Reproduce the lines below exactly, from the one containing "Generate a Python" through the one containing "s2_p = ['p>0.1', 'p>0.1', 'p<0.01']", both included. Leave out any pictures.

start Input records

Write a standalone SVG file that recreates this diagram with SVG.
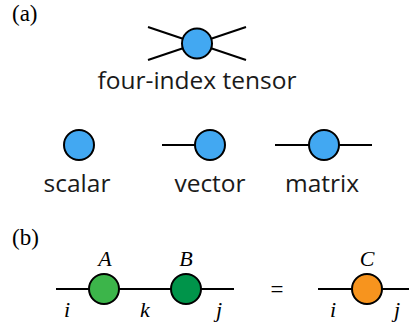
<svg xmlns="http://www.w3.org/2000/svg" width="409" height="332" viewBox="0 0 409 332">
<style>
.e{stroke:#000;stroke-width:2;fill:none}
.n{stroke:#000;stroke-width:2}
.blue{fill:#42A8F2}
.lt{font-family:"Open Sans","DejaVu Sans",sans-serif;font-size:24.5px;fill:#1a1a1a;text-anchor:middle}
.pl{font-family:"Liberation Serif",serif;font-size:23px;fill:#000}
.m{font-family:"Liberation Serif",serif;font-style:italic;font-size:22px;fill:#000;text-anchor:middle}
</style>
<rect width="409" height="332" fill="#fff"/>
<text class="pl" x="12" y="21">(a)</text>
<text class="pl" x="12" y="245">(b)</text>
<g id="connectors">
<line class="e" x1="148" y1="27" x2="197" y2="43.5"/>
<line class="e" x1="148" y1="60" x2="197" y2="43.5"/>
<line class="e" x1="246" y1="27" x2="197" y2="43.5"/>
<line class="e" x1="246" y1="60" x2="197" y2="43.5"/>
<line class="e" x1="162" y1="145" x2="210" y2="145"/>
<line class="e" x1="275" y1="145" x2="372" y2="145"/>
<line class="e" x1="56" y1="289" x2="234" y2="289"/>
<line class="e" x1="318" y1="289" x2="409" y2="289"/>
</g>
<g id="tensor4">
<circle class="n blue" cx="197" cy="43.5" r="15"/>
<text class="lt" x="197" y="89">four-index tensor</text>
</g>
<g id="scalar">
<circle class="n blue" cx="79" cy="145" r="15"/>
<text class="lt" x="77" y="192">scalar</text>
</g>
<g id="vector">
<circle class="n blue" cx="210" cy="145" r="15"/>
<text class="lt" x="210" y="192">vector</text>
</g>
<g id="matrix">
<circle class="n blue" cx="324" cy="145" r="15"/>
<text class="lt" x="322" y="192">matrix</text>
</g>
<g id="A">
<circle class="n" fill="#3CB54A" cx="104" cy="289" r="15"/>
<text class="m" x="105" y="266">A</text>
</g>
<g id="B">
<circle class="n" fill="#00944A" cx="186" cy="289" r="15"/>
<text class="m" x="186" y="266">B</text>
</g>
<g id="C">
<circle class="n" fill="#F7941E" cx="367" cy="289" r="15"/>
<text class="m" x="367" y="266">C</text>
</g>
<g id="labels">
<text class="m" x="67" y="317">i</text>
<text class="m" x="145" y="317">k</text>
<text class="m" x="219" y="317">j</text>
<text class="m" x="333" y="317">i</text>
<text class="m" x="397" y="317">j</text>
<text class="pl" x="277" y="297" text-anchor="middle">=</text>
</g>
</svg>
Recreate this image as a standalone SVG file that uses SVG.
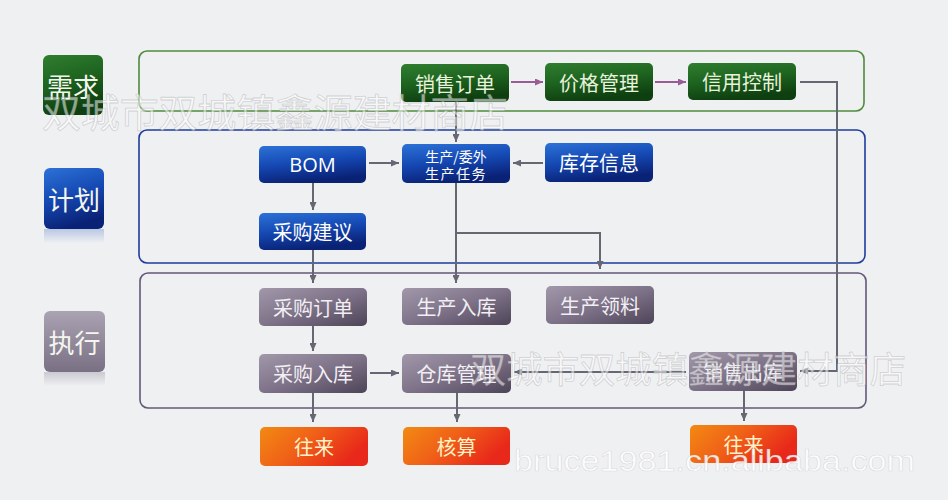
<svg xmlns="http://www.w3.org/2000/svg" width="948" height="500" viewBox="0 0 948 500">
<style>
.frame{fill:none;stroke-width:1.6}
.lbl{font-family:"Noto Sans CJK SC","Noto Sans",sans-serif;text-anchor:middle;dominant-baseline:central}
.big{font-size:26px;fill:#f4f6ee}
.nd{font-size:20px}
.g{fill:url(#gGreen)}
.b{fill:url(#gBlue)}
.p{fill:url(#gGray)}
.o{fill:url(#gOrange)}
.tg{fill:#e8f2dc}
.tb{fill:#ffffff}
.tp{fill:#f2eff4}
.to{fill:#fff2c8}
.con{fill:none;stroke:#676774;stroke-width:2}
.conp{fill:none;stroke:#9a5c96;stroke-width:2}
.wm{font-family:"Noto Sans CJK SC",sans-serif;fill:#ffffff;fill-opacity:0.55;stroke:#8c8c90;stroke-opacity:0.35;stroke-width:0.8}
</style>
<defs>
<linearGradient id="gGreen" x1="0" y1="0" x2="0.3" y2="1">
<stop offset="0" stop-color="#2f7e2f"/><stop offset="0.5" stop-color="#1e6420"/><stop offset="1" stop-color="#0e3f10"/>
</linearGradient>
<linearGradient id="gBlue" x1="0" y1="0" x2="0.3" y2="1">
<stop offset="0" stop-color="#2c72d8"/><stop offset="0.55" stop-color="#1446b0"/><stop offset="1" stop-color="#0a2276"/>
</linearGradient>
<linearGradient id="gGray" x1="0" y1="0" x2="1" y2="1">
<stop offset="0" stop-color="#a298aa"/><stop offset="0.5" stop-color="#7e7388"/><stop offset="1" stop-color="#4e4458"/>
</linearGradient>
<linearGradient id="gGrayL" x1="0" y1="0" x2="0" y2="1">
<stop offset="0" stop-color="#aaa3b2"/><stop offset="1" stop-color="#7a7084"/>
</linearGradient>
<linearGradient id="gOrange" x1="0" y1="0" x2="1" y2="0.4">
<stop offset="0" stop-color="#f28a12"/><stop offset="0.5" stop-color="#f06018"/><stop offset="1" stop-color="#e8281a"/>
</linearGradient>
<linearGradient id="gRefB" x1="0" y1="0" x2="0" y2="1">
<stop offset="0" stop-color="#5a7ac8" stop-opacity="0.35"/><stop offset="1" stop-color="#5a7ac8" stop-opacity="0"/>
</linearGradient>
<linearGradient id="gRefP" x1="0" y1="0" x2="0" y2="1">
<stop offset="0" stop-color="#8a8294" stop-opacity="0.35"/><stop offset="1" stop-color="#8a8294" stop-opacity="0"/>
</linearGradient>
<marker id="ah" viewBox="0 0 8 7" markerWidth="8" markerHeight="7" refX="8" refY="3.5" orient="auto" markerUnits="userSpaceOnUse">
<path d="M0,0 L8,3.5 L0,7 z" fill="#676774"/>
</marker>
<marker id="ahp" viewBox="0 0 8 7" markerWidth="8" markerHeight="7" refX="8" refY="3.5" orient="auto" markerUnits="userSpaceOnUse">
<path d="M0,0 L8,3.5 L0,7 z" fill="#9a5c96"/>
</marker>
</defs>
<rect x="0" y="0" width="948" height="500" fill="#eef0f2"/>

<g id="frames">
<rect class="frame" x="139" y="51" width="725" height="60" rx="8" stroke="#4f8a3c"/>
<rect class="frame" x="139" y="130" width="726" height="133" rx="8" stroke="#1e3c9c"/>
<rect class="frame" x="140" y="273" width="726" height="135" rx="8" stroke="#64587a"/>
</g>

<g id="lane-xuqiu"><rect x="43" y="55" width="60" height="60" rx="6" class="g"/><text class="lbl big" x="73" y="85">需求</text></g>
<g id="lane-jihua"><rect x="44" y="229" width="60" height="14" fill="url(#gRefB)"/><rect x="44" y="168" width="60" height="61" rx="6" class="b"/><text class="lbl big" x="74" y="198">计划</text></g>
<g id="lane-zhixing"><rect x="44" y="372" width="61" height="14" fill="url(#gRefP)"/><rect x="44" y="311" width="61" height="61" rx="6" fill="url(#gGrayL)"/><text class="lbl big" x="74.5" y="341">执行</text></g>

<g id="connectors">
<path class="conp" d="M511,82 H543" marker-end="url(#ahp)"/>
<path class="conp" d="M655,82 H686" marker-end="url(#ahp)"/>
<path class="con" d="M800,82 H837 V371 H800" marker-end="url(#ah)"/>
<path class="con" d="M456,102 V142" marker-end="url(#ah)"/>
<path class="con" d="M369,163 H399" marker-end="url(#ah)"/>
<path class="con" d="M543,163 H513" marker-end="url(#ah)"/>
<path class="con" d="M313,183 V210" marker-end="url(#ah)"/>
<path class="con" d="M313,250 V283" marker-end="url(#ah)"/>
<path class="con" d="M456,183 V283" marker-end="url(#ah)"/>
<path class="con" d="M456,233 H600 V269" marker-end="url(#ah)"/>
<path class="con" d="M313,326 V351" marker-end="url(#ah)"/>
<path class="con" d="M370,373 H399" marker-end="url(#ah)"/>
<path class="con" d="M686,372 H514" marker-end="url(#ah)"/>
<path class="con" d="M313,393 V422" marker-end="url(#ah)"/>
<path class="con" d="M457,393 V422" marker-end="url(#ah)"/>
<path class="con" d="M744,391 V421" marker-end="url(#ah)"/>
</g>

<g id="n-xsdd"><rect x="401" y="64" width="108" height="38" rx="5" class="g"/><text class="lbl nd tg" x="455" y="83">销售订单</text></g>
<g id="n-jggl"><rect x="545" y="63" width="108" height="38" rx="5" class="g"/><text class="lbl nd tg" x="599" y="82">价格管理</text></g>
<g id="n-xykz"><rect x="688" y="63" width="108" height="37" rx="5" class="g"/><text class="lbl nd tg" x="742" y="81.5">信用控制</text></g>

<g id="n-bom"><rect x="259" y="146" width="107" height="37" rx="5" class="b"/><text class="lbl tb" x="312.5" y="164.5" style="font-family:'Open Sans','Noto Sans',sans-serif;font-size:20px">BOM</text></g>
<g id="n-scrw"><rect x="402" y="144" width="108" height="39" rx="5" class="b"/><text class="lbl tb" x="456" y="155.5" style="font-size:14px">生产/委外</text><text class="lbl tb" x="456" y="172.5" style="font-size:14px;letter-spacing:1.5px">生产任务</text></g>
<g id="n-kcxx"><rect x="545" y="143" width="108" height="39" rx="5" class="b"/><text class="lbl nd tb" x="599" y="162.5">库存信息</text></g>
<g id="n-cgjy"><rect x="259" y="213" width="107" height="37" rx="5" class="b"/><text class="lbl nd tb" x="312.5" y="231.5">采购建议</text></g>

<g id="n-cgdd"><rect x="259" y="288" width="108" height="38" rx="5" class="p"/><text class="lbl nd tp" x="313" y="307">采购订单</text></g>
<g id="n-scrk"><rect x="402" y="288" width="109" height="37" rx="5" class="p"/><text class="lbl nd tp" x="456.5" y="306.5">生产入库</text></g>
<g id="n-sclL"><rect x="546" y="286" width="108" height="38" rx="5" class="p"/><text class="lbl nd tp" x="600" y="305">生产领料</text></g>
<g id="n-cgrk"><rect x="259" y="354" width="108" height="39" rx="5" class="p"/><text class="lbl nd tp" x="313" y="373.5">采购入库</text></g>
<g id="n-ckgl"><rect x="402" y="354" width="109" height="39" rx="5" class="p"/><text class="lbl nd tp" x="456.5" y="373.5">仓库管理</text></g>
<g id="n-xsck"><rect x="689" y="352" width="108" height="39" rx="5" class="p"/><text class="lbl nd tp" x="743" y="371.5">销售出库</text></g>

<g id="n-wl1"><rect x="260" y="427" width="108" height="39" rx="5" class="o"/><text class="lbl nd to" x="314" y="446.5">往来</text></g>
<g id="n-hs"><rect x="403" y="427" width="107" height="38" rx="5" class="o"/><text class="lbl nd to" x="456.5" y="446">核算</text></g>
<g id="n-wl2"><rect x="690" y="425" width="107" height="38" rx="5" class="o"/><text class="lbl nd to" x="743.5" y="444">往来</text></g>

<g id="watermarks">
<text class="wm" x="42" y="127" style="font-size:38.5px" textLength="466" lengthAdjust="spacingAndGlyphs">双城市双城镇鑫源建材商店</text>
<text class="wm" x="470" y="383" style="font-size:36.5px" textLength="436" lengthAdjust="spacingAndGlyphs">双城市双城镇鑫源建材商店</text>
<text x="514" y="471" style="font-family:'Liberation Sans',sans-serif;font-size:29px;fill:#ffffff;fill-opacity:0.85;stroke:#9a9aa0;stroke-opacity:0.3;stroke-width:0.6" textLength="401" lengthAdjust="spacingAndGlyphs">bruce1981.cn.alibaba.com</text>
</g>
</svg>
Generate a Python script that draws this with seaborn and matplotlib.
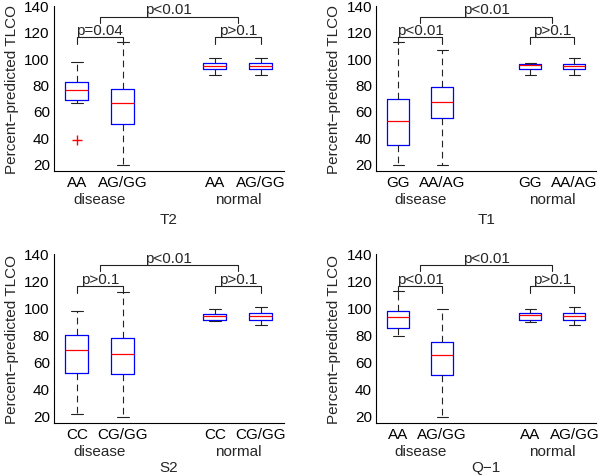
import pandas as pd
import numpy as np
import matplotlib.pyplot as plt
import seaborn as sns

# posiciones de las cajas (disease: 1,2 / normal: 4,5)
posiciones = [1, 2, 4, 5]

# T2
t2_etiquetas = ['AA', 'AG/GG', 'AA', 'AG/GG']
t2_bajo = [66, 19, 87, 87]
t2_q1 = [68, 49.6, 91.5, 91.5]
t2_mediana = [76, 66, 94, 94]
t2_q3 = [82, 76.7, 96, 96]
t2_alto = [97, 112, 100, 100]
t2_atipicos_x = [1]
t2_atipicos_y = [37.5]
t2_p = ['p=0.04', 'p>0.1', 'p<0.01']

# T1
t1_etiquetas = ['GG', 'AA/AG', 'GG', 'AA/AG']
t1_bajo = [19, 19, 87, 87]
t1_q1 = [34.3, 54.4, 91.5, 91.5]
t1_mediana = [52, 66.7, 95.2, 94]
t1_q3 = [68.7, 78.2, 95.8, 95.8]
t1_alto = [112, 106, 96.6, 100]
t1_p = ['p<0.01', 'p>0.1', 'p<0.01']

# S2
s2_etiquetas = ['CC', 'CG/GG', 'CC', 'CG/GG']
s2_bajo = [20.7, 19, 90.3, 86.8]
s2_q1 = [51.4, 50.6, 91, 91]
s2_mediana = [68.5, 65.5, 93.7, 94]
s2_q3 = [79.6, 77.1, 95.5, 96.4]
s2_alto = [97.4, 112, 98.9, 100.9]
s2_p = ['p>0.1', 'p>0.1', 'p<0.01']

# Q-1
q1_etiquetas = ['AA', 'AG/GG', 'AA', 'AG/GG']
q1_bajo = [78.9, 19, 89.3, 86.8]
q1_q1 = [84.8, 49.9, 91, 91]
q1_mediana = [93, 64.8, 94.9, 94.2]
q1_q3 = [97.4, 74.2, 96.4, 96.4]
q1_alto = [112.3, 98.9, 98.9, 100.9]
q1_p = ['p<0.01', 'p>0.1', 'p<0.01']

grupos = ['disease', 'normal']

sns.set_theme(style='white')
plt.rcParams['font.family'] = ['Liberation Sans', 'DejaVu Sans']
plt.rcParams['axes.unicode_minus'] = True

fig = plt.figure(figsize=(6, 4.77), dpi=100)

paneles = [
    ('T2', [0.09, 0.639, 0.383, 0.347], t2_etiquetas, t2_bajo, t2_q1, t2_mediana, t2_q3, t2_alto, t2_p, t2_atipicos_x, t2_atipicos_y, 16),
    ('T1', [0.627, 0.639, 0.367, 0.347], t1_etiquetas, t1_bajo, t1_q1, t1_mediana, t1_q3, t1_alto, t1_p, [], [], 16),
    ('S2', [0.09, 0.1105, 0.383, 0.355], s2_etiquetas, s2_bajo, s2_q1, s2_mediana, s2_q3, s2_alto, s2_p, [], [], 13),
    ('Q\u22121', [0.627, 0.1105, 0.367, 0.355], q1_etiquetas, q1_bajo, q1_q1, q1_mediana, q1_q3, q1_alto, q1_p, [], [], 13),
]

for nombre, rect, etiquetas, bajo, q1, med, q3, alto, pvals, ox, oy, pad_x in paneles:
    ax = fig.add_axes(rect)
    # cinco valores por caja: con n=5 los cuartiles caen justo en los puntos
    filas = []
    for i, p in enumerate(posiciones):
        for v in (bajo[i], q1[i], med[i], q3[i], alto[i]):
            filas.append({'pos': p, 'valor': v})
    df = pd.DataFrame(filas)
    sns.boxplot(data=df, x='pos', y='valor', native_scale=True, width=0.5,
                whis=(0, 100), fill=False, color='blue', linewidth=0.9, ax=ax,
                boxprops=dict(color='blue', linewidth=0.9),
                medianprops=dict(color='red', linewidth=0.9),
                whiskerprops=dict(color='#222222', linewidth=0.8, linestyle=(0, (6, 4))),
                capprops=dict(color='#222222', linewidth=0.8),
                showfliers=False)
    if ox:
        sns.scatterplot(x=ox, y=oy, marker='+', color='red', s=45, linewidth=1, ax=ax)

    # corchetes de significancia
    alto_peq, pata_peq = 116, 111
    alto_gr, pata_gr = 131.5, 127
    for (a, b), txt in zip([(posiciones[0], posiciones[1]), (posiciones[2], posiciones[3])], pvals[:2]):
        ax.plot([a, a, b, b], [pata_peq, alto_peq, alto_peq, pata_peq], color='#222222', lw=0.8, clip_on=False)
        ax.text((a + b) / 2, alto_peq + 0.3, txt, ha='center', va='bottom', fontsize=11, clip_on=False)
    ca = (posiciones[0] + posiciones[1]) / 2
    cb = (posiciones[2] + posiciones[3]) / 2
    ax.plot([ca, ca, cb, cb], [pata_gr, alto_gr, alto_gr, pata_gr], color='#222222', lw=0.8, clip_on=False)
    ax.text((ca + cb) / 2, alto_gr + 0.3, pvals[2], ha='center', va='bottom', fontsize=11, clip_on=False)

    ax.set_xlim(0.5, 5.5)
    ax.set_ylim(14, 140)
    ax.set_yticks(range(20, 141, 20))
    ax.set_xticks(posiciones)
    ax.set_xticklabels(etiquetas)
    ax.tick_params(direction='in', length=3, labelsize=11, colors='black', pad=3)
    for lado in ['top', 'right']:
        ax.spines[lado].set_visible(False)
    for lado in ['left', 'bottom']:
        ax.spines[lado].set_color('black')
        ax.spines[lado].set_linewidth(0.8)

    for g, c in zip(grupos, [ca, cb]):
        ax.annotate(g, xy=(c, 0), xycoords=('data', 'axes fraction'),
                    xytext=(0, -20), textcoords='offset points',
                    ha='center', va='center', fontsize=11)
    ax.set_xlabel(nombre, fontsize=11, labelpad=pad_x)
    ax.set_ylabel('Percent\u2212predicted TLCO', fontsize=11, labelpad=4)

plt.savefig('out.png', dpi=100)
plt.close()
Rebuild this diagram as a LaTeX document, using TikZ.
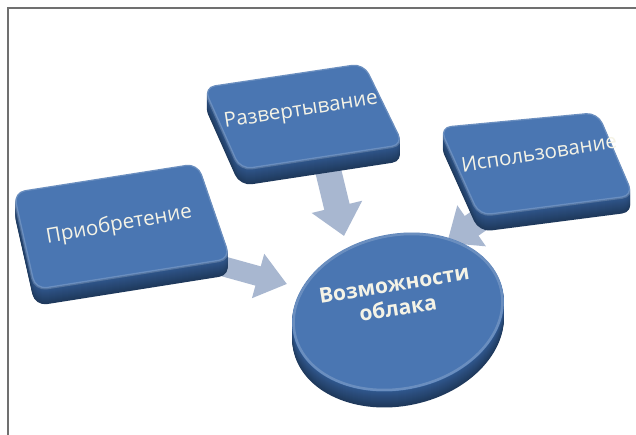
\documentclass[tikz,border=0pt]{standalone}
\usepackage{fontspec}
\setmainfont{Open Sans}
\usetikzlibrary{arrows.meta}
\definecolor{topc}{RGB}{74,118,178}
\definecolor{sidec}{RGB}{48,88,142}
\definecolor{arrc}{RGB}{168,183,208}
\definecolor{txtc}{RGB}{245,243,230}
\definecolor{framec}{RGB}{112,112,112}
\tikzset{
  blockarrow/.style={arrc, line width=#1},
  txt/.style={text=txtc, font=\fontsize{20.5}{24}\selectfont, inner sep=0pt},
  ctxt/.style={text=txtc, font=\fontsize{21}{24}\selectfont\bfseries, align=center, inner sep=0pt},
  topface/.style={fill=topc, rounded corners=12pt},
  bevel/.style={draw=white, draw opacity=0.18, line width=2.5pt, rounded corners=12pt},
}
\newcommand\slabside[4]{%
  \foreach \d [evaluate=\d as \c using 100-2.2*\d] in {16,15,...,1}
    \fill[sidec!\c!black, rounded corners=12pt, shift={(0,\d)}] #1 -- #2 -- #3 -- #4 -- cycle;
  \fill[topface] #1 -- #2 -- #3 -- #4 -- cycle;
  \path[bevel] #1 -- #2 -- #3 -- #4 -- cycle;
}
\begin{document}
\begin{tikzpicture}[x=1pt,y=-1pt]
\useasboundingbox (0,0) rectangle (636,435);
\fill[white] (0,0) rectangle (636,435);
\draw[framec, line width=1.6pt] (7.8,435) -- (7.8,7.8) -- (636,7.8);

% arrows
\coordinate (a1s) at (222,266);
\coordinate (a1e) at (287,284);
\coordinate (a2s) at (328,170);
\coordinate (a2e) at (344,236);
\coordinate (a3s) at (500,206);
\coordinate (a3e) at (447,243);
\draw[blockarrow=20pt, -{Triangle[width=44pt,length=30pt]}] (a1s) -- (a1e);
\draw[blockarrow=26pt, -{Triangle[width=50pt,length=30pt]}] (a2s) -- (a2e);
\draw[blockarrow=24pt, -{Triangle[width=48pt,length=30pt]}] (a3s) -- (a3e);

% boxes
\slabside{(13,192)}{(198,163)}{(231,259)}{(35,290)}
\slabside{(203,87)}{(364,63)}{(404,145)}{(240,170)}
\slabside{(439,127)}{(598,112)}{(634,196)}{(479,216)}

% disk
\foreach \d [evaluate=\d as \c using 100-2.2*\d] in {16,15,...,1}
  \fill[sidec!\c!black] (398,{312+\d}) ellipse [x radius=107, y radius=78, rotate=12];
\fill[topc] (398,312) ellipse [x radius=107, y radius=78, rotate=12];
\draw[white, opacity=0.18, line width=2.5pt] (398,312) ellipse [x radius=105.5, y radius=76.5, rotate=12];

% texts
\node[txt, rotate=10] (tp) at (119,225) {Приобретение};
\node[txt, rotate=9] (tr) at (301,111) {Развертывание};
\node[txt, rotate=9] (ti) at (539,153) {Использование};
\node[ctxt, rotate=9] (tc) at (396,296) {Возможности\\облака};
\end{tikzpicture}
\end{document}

end Input records

◆ Answer below:
Generate a Python script that draws this with seaborn and matplotlib.
import pandas as pd
import numpy as np
import matplotlib.pyplot as plt
import seaborn as sns

# posiciones de las cajas (disease: 1,2 / normal: 4,5)
posiciones = [1, 2, 4, 5]

# T2
t2_etiquetas = ['AA', 'AG/GG', 'AA', 'AG/GG']
t2_bajo = [66, 19, 87, 87]
t2_q1 = [68, 49.6, 91.5, 91.5]
t2_mediana = [76, 66, 94, 94]
t2_q3 = [82, 76.7, 96, 96]
t2_alto = [97, 112, 100, 100]
t2_atipicos_x = [1]
t2_atipicos_y = [37.5]
t2_p = ['p=0.04', 'p>0.1', 'p<0.01']

# T1
t1_etiquetas = ['GG', 'AA/AG', 'GG', 'AA/AG']
t1_bajo = [19, 19, 87, 87]
t1_q1 = [34.3, 54.4, 91.5, 91.5]
t1_mediana = [52, 66.7, 95.2, 94]
t1_q3 = [68.7, 78.2, 95.8, 95.8]
t1_alto = [112, 106, 96.6, 100]
t1_p = ['p<0.01', 'p>0.1', 'p<0.01']

# S2
s2_etiquetas = ['CC', 'CG/GG', 'CC', 'CG/GG']
s2_bajo = [20.7, 19, 90.3, 86.8]
s2_q1 = [51.4, 50.6, 91, 91]
s2_mediana = [68.5, 65.5, 93.7, 94]
s2_q3 = [79.6, 77.1, 95.5, 96.4]
s2_alto = [97.4, 112, 98.9, 100.9]
s2_p = ['p>0.1', 'p>0.1', 'p<0.01']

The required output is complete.